begin
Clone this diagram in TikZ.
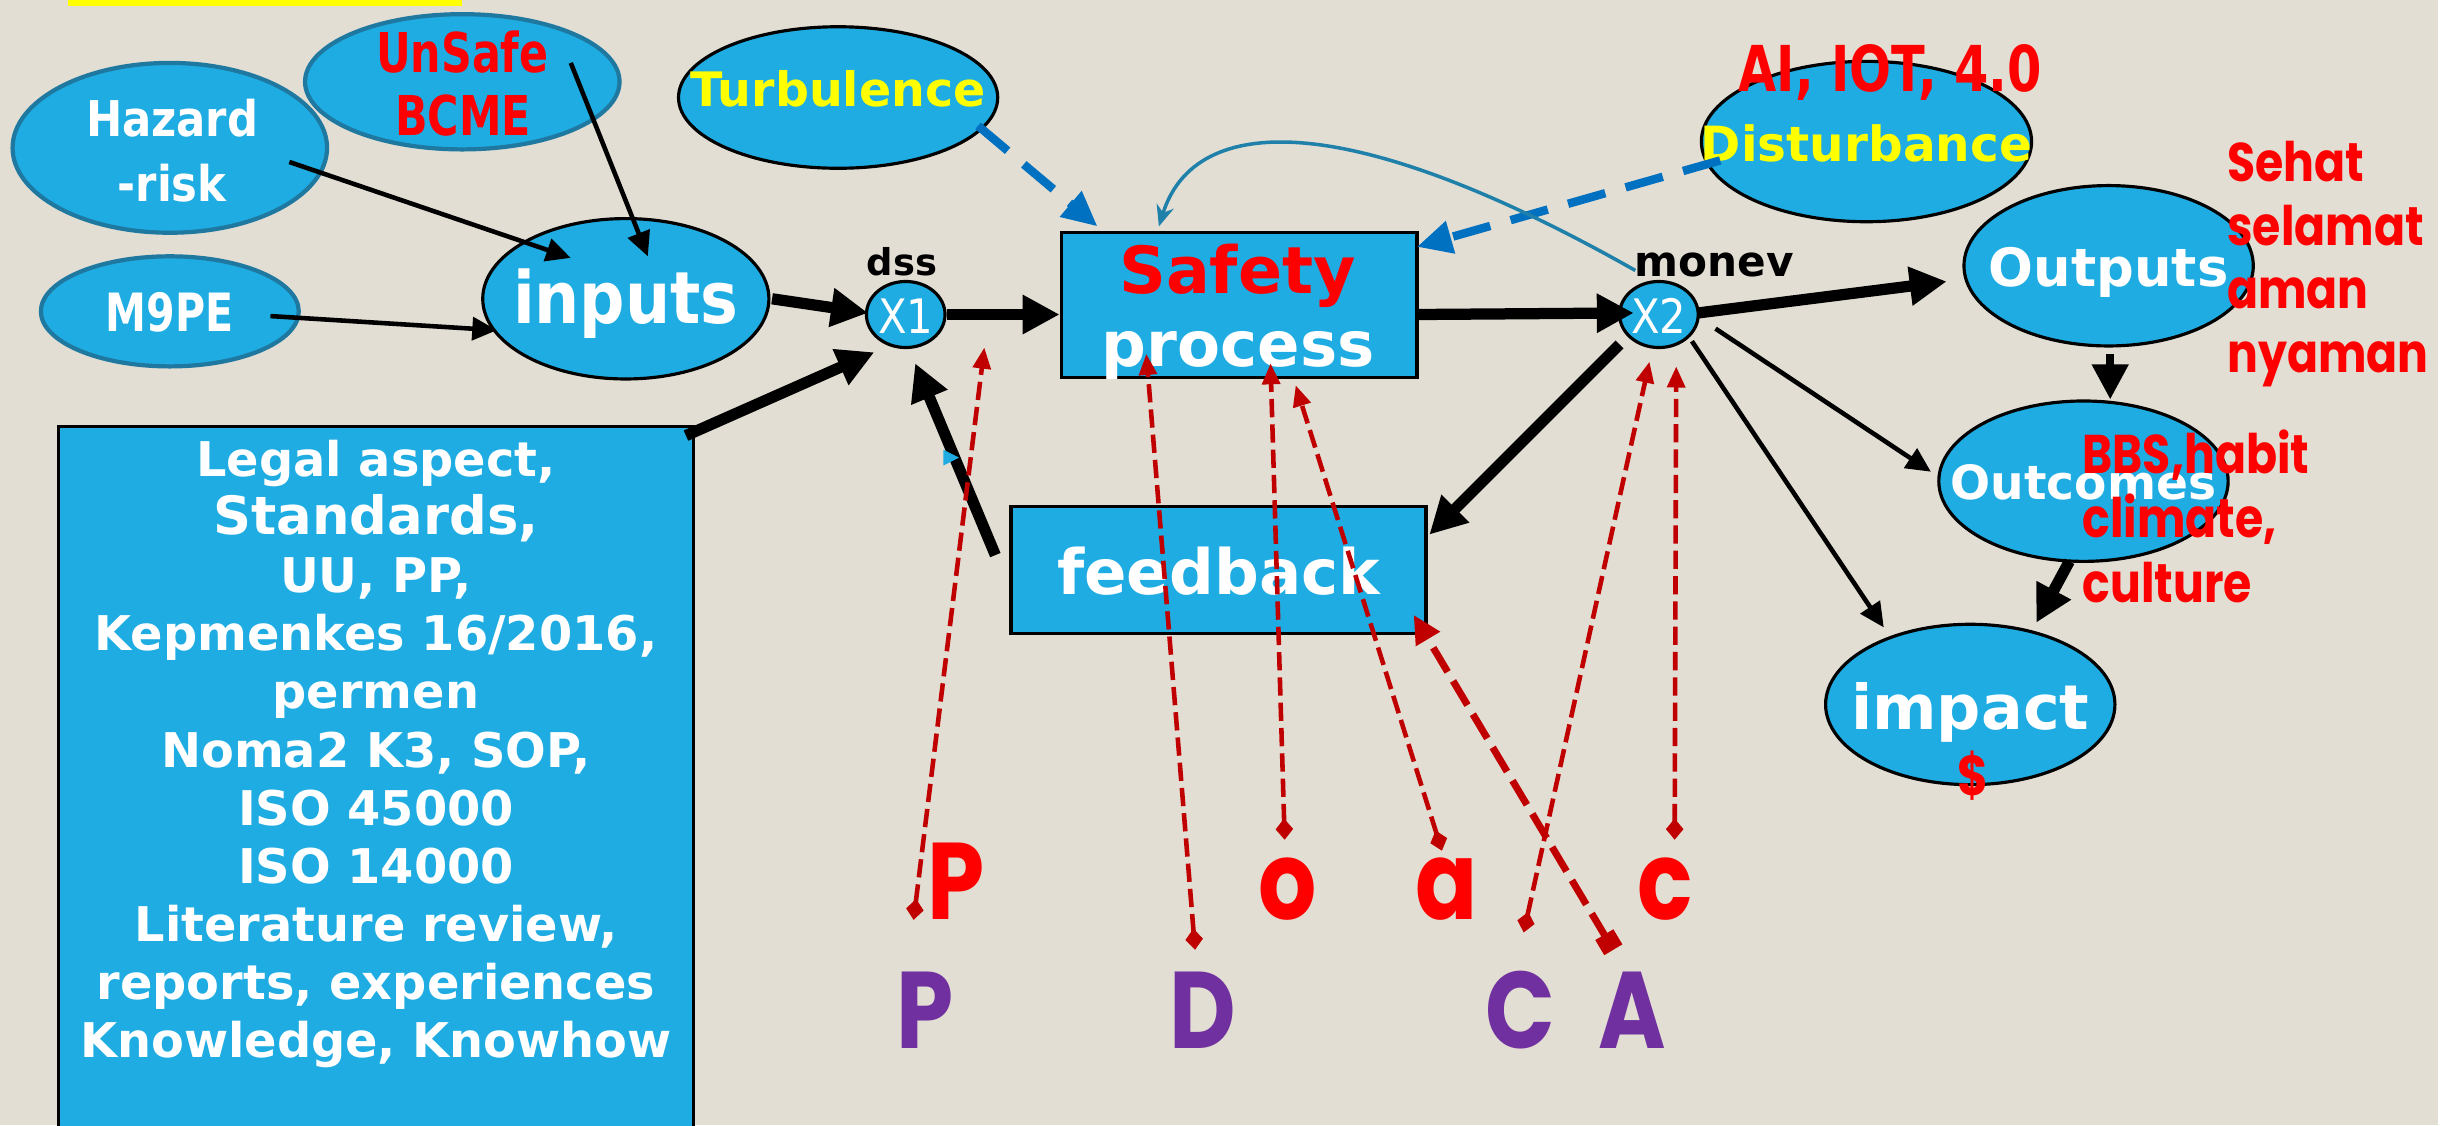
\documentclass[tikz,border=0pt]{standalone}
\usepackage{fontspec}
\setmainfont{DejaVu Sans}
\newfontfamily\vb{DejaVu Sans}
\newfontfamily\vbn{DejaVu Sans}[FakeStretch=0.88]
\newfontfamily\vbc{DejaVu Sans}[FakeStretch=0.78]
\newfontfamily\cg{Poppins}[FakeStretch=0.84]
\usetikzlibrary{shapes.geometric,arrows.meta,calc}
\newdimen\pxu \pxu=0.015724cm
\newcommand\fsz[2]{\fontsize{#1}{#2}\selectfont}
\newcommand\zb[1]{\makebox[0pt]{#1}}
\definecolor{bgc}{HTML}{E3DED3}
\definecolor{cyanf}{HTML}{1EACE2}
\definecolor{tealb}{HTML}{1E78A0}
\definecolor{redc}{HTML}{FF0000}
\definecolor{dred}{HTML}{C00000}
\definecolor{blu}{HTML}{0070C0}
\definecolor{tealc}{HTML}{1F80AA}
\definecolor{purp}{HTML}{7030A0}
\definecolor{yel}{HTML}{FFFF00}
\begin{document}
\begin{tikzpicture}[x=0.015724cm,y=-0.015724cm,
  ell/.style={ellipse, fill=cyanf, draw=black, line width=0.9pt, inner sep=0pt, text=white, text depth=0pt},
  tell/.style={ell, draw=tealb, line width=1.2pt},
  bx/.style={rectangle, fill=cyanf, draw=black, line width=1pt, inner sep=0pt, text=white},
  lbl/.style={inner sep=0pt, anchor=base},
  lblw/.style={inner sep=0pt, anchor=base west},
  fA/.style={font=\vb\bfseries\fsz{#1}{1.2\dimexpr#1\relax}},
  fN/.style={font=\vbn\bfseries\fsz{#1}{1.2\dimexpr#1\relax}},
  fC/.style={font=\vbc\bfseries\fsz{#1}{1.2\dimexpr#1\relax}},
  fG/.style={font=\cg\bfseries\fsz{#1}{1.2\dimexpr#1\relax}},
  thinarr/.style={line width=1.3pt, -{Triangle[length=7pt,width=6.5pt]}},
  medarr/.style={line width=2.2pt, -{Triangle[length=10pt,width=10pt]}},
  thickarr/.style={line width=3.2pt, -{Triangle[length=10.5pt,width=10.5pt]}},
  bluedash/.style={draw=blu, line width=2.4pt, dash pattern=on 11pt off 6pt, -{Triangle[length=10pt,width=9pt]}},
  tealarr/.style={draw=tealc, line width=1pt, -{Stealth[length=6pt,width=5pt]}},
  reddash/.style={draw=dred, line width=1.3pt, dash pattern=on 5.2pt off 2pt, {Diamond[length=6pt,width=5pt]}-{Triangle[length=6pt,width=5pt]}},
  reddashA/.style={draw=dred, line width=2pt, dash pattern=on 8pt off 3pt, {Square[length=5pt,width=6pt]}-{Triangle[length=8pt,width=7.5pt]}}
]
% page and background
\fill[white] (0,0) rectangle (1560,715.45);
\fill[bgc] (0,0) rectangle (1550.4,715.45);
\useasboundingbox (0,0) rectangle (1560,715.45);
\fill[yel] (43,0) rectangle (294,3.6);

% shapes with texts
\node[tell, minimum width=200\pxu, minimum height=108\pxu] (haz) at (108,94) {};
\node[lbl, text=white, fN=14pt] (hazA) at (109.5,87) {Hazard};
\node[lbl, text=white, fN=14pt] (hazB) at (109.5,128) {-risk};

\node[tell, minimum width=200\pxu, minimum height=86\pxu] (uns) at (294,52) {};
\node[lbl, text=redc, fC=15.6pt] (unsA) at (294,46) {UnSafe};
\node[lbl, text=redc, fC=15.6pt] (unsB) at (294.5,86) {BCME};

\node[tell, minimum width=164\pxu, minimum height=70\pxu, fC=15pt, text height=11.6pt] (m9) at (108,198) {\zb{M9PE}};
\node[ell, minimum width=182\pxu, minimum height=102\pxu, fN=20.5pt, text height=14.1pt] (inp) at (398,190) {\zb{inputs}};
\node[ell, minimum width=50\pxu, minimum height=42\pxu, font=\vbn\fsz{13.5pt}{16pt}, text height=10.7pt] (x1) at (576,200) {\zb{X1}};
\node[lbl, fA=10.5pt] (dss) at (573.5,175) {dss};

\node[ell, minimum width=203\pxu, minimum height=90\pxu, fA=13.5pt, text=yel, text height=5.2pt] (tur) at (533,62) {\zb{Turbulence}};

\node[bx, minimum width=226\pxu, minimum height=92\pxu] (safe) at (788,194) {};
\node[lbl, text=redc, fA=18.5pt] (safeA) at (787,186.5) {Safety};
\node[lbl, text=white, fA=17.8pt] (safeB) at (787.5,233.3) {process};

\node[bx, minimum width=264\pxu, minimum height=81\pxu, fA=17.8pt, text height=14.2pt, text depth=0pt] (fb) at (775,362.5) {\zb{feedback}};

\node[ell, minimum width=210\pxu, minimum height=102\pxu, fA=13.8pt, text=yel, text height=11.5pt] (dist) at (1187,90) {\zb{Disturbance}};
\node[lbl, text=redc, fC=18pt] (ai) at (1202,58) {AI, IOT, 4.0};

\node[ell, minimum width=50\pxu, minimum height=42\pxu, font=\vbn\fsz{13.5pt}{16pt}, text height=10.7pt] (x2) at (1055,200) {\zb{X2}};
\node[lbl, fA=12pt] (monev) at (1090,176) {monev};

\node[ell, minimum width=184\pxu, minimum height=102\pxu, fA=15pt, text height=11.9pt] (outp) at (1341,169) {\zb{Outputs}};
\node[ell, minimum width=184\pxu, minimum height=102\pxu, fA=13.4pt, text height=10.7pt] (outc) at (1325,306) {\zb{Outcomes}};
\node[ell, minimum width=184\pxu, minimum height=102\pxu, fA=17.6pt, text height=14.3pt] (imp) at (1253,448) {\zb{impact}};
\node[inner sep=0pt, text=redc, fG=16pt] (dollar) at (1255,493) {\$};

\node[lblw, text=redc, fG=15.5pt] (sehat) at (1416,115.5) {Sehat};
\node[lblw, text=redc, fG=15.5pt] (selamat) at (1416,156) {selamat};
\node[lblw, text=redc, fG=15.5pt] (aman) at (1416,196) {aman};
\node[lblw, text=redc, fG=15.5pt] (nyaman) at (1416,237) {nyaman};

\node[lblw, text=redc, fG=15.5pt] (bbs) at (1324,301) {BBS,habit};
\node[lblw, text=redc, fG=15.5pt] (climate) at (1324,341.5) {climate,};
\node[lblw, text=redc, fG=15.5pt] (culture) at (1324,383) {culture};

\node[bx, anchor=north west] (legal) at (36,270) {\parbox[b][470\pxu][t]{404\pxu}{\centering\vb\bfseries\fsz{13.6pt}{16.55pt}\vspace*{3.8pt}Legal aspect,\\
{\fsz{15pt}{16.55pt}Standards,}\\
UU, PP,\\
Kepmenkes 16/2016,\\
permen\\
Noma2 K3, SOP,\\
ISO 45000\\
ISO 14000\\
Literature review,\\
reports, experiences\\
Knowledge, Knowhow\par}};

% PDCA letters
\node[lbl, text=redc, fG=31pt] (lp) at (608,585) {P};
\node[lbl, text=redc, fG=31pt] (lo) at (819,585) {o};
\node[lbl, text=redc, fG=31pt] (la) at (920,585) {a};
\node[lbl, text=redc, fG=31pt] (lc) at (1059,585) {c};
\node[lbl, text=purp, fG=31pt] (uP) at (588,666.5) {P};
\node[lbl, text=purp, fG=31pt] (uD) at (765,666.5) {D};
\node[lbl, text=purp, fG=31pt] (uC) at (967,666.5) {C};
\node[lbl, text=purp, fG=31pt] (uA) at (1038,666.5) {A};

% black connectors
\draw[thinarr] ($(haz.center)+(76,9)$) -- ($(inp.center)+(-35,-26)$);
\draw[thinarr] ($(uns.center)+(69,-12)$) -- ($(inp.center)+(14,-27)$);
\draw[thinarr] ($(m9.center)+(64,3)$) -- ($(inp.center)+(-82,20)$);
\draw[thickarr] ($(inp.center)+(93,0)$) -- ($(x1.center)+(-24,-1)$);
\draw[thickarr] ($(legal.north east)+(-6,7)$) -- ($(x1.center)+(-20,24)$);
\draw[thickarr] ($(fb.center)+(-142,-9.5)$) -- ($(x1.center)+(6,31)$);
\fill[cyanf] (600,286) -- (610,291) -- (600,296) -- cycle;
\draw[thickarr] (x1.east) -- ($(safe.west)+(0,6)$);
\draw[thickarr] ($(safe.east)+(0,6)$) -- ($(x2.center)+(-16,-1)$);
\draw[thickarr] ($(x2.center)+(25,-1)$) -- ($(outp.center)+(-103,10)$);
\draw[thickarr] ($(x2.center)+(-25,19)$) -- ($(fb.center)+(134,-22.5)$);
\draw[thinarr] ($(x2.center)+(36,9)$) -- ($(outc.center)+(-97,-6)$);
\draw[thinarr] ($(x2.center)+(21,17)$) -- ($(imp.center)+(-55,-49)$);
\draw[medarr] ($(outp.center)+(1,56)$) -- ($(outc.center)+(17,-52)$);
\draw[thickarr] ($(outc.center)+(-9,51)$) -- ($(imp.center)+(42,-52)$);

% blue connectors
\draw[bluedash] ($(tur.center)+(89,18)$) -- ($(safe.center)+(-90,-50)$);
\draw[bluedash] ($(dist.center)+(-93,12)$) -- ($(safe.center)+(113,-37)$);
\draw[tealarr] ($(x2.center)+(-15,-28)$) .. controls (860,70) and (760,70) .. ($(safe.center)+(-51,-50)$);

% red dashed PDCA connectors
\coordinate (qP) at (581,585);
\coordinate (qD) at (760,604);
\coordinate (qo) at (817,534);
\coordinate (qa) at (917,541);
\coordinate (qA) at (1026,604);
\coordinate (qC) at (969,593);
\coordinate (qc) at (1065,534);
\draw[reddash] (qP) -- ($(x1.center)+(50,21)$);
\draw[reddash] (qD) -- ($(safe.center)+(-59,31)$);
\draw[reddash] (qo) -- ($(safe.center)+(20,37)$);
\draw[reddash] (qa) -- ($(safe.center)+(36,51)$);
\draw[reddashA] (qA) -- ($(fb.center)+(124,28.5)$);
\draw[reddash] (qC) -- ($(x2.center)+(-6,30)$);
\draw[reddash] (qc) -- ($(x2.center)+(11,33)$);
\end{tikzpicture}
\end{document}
end
**YOUR OBJECTIVE:**
Set down again, exactly, the lines of the material above from its first line to the one with "(43,0) rectangle (294,3.6);", inclusive. Leave the pictures out.

**THE ANSWER:**
Clone this diagram in TikZ.
\documentclass[tikz,border=0pt]{standalone}
\usepackage{fontspec}
\setmainfont{DejaVu Sans}
\newfontfamily\vb{DejaVu Sans}
\newfontfamily\vbn{DejaVu Sans}[FakeStretch=0.88]
\newfontfamily\vbc{DejaVu Sans}[FakeStretch=0.78]
\newfontfamily\cg{Poppins}[FakeStretch=0.84]
\usetikzlibrary{shapes.geometric,arrows.meta,calc}
\newdimen\pxu \pxu=0.015724cm
\newcommand\fsz[2]{\fontsize{#1}{#2}\selectfont}
\newcommand\zb[1]{\makebox[0pt]{#1}}
\definecolor{bgc}{HTML}{E3DED3}
\definecolor{cyanf}{HTML}{1EACE2}
\definecolor{tealb}{HTML}{1E78A0}
\definecolor{redc}{HTML}{FF0000}
\definecolor{dred}{HTML}{C00000}
\definecolor{blu}{HTML}{0070C0}
\definecolor{tealc}{HTML}{1F80AA}
\definecolor{purp}{HTML}{7030A0}
\definecolor{yel}{HTML}{FFFF00}
\begin{document}
\begin{tikzpicture}[x=0.015724cm,y=-0.015724cm,
  ell/.style={ellipse, fill=cyanf, draw=black, line width=0.9pt, inner sep=0pt, text=white, text depth=0pt},
  tell/.style={ell, draw=tealb, line width=1.2pt},
  bx/.style={rectangle, fill=cyanf, draw=black, line width=1pt, inner sep=0pt, text=white},
  lbl/.style={inner sep=0pt, anchor=base},
  lblw/.style={inner sep=0pt, anchor=base west},
  fA/.style={font=\vb\bfseries\fsz{#1}{1.2\dimexpr#1\relax}},
  fN/.style={font=\vbn\bfseries\fsz{#1}{1.2\dimexpr#1\relax}},
  fC/.style={font=\vbc\bfseries\fsz{#1}{1.2\dimexpr#1\relax}},
  fG/.style={font=\cg\bfseries\fsz{#1}{1.2\dimexpr#1\relax}},
  thinarr/.style={line width=1.3pt, -{Triangle[length=7pt,width=6.5pt]}},
  medarr/.style={line width=2.2pt, -{Triangle[length=10pt,width=10pt]}},
  thickarr/.style={line width=3.2pt, -{Triangle[length=10.5pt,width=10.5pt]}},
  bluedash/.style={draw=blu, line width=2.4pt, dash pattern=on 11pt off 6pt, -{Triangle[length=10pt,width=9pt]}},
  tealarr/.style={draw=tealc, line width=1pt, -{Stealth[length=6pt,width=5pt]}},
  reddash/.style={draw=dred, line width=1.3pt, dash pattern=on 5.2pt off 2pt, {Diamond[length=6pt,width=5pt]}-{Triangle[length=6pt,width=5pt]}},
  reddashA/.style={draw=dred, line width=2pt, dash pattern=on 8pt off 3pt, {Square[length=5pt,width=6pt]}-{Triangle[length=8pt,width=7.5pt]}}
]
% page and background
\fill[white] (0,0) rectangle (1560,715.45);
\fill[bgc] (0,0) rectangle (1550.4,715.45);
\useasboundingbox (0,0) rectangle (1560,715.45);
\fill[yel] (43,0) rectangle (294,3.6);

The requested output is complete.